Tuesday, November 19, 2013

Be Wrong for Me

My mother used to say, "I love your father.  I'll probably always love your father, but we're just not right for each other."
I used to keep their wedding photo album in my doll house when I was very young.  I haven't seen that album in years but I know the pictures by heart.  My mother in a knee length white dress and a wide brimmed white hat, standing with my father in their backyard, right where the grassy hill fell into the creek, beyond which woods stretched to the highway.  My father's mustache back when it was still thick and brown, not the gray stubble it is now.  Even though it was the late nineteen eighties, he looked like he was cut right out of an early seventies photograph --maybe a photograph from his first wedding.  My sister, from his first marriage, with tan lines showing above her strapless, pale pink dress.  My aunt, looking barely older than my sister, standing beside her in a matching dress.

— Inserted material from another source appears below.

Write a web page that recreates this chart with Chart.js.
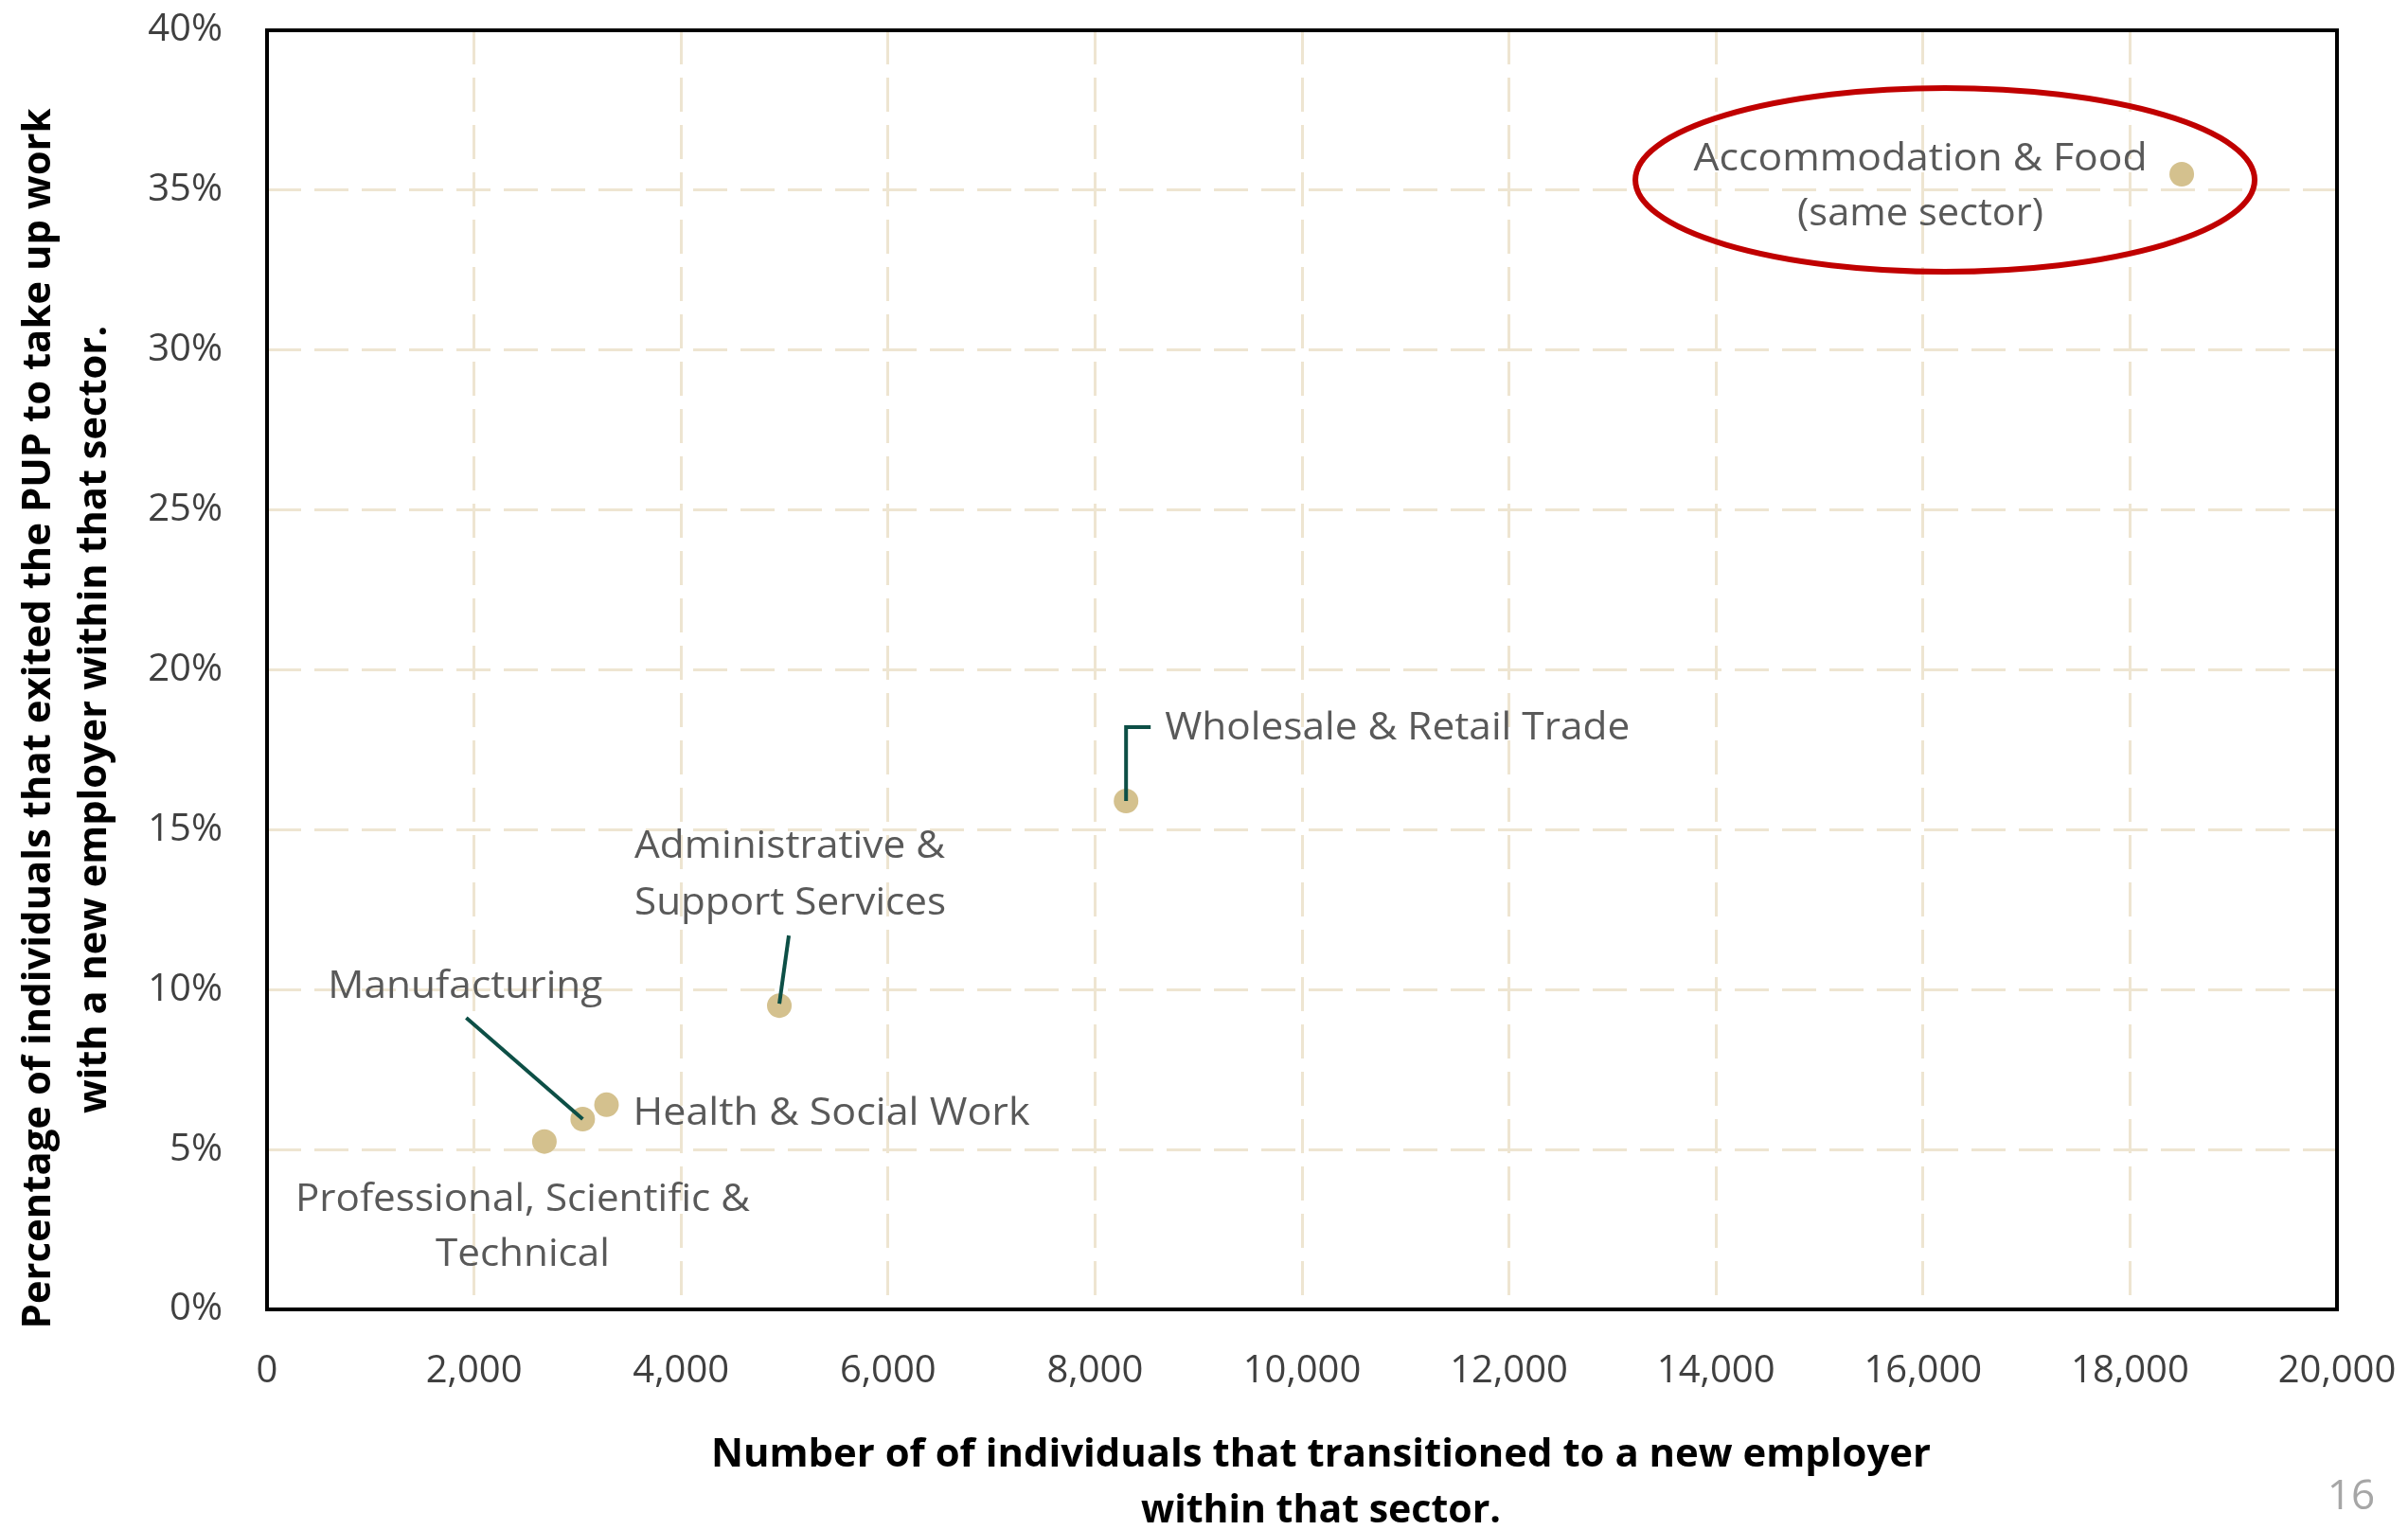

These days I find myself thinking of the story my mother told me of taking off her shoes and walking home alone from their wedding reception.  She was wearing white silk stockings purchased at Bloomingdale's and by the time she got back to the house, they were ripped and gray.
It would be easy to say that the right man would not have let her walk home alone from her own wedding reception.  I think that's what my mother was saying when she told me the story.  I would say that people can't be right for each other until they're willing to admit all the ways they're wrong themselves.  Maybe you can't be good with anyone until you're good yourself.  And maybe you can't be better until you admit that you need to be.
My parents just couldn't figure out how to grow up.  I think that's how someone people get it right, after all.  They grow up.  My parents were like adult children.  They threw tantrums and objects and blame when they didn't get their way.  They said hurtful things just because they could. 
I think the couples that get it right are just made up of two people who are each grown up enough to know when they're wrong.  I think if you can say you'll always love someone, but they're just not right for you, then they might be right for you, but you just aren't grown up enough to be okay being the one who's wrong.
And maybe I'm wrong, but I'd be okay with that.